## Begin

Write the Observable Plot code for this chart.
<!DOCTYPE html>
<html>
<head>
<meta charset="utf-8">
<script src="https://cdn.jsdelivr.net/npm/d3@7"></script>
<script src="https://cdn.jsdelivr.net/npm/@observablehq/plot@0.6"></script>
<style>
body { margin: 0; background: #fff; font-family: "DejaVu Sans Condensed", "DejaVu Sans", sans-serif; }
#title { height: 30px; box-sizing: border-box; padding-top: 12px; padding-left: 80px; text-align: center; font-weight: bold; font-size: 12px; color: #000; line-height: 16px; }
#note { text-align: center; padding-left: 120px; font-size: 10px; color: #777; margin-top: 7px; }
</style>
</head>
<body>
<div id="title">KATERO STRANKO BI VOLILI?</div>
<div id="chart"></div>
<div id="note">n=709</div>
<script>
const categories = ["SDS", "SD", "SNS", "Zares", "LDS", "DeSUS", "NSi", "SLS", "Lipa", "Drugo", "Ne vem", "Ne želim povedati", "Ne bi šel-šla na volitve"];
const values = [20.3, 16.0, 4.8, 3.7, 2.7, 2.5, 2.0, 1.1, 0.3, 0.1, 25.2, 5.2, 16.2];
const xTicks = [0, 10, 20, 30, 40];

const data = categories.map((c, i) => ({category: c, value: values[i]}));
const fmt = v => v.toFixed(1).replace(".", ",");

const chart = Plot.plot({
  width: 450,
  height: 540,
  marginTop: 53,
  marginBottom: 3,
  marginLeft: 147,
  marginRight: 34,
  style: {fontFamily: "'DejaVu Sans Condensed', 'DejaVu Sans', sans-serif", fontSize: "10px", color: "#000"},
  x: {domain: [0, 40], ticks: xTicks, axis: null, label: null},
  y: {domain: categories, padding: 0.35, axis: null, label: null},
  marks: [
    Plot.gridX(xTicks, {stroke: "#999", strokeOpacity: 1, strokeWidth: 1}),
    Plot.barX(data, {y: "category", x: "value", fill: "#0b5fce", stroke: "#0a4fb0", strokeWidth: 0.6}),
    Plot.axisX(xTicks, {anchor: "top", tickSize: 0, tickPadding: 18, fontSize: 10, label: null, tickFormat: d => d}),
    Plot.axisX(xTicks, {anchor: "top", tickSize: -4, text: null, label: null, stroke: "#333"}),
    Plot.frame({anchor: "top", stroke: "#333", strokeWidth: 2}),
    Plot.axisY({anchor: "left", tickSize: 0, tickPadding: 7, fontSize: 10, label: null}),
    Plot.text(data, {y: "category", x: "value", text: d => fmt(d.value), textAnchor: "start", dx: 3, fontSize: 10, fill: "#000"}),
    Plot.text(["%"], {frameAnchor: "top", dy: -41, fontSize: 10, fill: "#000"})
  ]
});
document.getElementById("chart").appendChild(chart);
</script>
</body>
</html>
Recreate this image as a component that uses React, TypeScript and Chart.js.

## End

Take the listing above and write it out again exactly.

Answer to this exercise:
Write the Observable Plot code for this chart.
<!DOCTYPE html>
<html>
<head>
<meta charset="utf-8">
<script src="https://cdn.jsdelivr.net/npm/d3@7"></script>
<script src="https://cdn.jsdelivr.net/npm/@observablehq/plot@0.6"></script>
<style>
body { margin: 0; background: #fff; font-family: "DejaVu Sans Condensed", "DejaVu Sans", sans-serif; }
#title { height: 30px; box-sizing: border-box; padding-top: 12px; padding-left: 80px; text-align: center; font-weight: bold; font-size: 12px; color: #000; line-height: 16px; }
#note { text-align: center; padding-left: 120px; font-size: 10px; color: #777; margin-top: 7px; }
</style>
</head>
<body>
<div id="title">KATERO STRANKO BI VOLILI?</div>
<div id="chart"></div>
<div id="note">n=709</div>
<script>
const categories = ["SDS", "SD", "SNS", "Zares", "LDS", "DeSUS", "NSi", "SLS", "Lipa", "Drugo", "Ne vem", "Ne želim povedati", "Ne bi šel-šla na volitve"];
const values = [20.3, 16.0, 4.8, 3.7, 2.7, 2.5, 2.0, 1.1, 0.3, 0.1, 25.2, 5.2, 16.2];
const xTicks = [0, 10, 20, 30, 40];

const data = categories.map((c, i) => ({category: c, value: values[i]}));
const fmt = v => v.toFixed(1).replace(".", ",");

const chart = Plot.plot({
  width: 450,
  height: 540,
  marginTop: 53,
  marginBottom: 3,
  marginLeft: 147,
  marginRight: 34,
  style: {fontFamily: "'DejaVu Sans Condensed', 'DejaVu Sans', sans-serif", fontSize: "10px", color: "#000"},
  x: {domain: [0, 40], ticks: xTicks, axis: null, label: null},
  y: {domain: categories, padding: 0.35, axis: null, label: null},
  marks: [
    Plot.gridX(xTicks, {stroke: "#999", strokeOpacity: 1, strokeWidth: 1}),
    Plot.barX(data, {y: "category", x: "value", fill: "#0b5fce", stroke: "#0a4fb0", strokeWidth: 0.6}),
    Plot.axisX(xTicks, {anchor: "top", tickSize: 0, tickPadding: 18, fontSize: 10, label: null, tickFormat: d => d}),
    Plot.axisX(xTicks, {anchor: "top", tickSize: -4, text: null, label: null, stroke: "#333"}),
    Plot.frame({anchor: "top", stroke: "#333", strokeWidth: 2}),
    Plot.axisY({anchor: "left", tickSize: 0, tickPadding: 7, fontSize: 10, label: null}),
    Plot.text(data, {y: "category", x: "value", text: d => fmt(d.value), textAnchor: "start", dx: 3, fontSize: 10, fill: "#000"}),
    Plot.text(["%"], {frameAnchor: "top", dy: -41, fontSize: 10, fill: "#000"})
  ]
});
document.getElementById("chart").appendChild(chart);
</script>
</body>
</html>
Recreate this image as a component that uses React, TypeScript and Chart.js.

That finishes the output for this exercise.